- What is needed -
Search the material below for the word "React". Copy every line that has it.

- Recorded data -
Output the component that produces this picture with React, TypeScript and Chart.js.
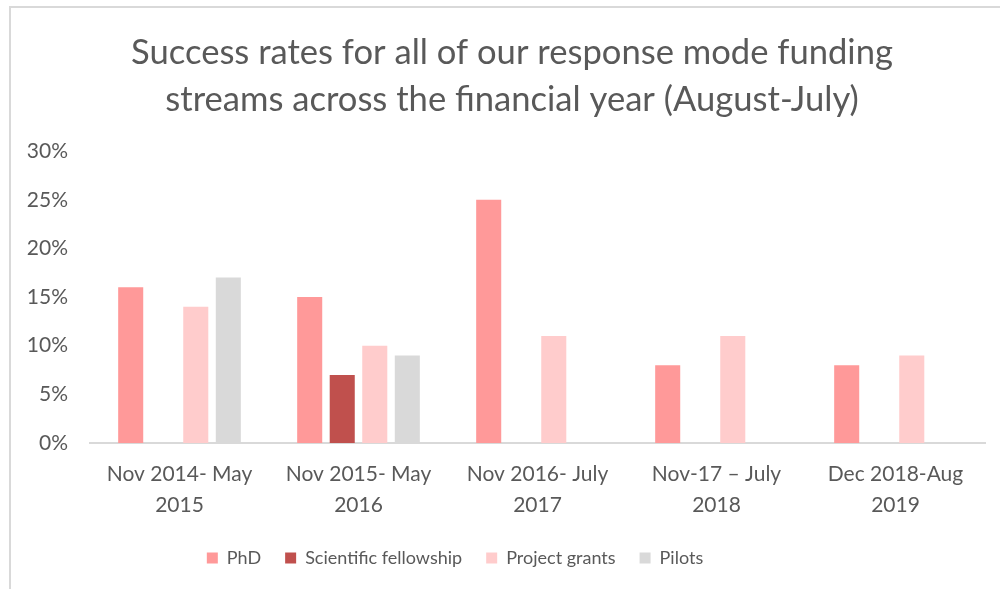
import React, { useEffect, useRef } from "react";
import { Chart, registerables } from "chart.js";

Chart.register(...registerables);

const categories: string[][] = [
  ["Nov 2014- May", "2015"],
  ["Nov 2015- May", "2016"],
  ["Nov 2016- July", "2017"],
  ["Nov-17 \u2013 July", "2018"],
  ["Dec 2018-Aug", "2019"],
];
const phd: (number | null)[] = [0.16, 0.15, 0.25, 0.08, 0.08];
const fellowship: (number | null)[] = [null, 0.07, null, null, null];
const projectGrants: (number | null)[] = [0.14, 0.1, 0.11, 0.11, 0.09];
const pilots: (number | null)[] = [0.17, 0.09, null, null, null];
const titleLines = [
  "Success rates for all of our response mode funding",
  "streams across the financial year (August-July)",
];

const FONT = "Lato, 'Open Sans', sans-serif";
const TEXT = "#595959";

const shiftPlugin = {
  id: "shiftBlocks",
  afterLayout(chart: any) {
    const lg = chart.legend;
    if (lg) {
      lg.left -= 51;
      lg.right -= 51;
    }
    const tb = chart.titleBlock;
    if (tb) {
      tb.left += 6;
      tb.right += 6;
    }
  },
};

export default function App() {
  const ref = useRef<HTMLCanvasElement>(null);
  useEffect(() => {
    if (!ref.current) return;
    const chart = new Chart(ref.current, {
      type: "bar",
      data: {
        labels: categories,
        datasets: [
          { label: "PhD", data: phd, backgroundColor: "#FF9999" },
          { label: "Scientific fellowship", data: fellowship, backgroundColor: "#C0504D" },
          { label: "Project grants", data: projectGrants, backgroundColor: "#FFCCCC" },
          { label: "Pilots", data: pilots, backgroundColor: "#D9D9D9" },
        ],
      },
      plugins: [shiftPlugin],
      options: {
        animation: false,
        responsive: false,
        maintainAspectRatio: false,
        datasets: { bar: { categoryPercentage: 0.727, barPercentage: 0.77 } },
        layout: { padding: { left: 27, right: 15, top: 29, bottom: 12 } },
        plugins: {
          title: {
            display: true,
            text: titleLines,
            color: TEXT,
            font: { family: FONT, size: 34.6, weight: "normal", lineHeight: 1.36 },
            padding: { top: 0, bottom: 28 },
          },
          legend: {
            position: "bottom",
            labels: {
              color: TEXT,
              font: { family: FONT, size: 18 },
              boxWidth: 11,
              boxHeight: 11,
              padding: 24,
            },
          },
          tooltip: { enabled: false },
        },
        scales: {
          x: {
            grid: { display: false, drawTicks: false },
            border: { display: true, color: "#D9D9D9", width: 2 },
            ticks: {
              color: TEXT,
              font: { family: FONT, size: 21, lineHeight: 1.5 },
              maxRotation: 0,
              padding: 15,
            },
            afterFit: (s: any) => {
              s.height = 82;
            },
          },
          y: {
            min: 0,
            max: 0.3,
            grid: { display: false, drawTicks: false },
            border: { display: false },
            ticks: {
              stepSize: 0.05,
              color: TEXT,
              font: { family: FONT, size: 21 },
              padding: 22,
              callback: (v: any) => Math.round(Number(v) * 100) + "%",
            },
            afterFit: (s: any) => {
              s.width = 63;
            },
          },
        },
      },
    });
    return () => chart.destroy();
  }, []);
  return (
    <div style={{ position: "fixed", left: 0, top: 0, width: 1000, height: 589, background: "#fff", overflow: "hidden" }}>
      <div
        style={{
          position: "absolute",
          left: 9,
          top: 6,
          width: 1010,
          height: 600,
          border: "2px solid #D9D9D9",
          boxSizing: "border-box",
        }}
      />
      <canvas ref={ref} width={1000} height={589} style={{ position: "absolute", left: 0, top: 0 }} />
    </div>
  );
}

- Output -
Output the component that produces this picture with React, TypeScript and Chart.js.
import React, { useEffect, useRef } from "react";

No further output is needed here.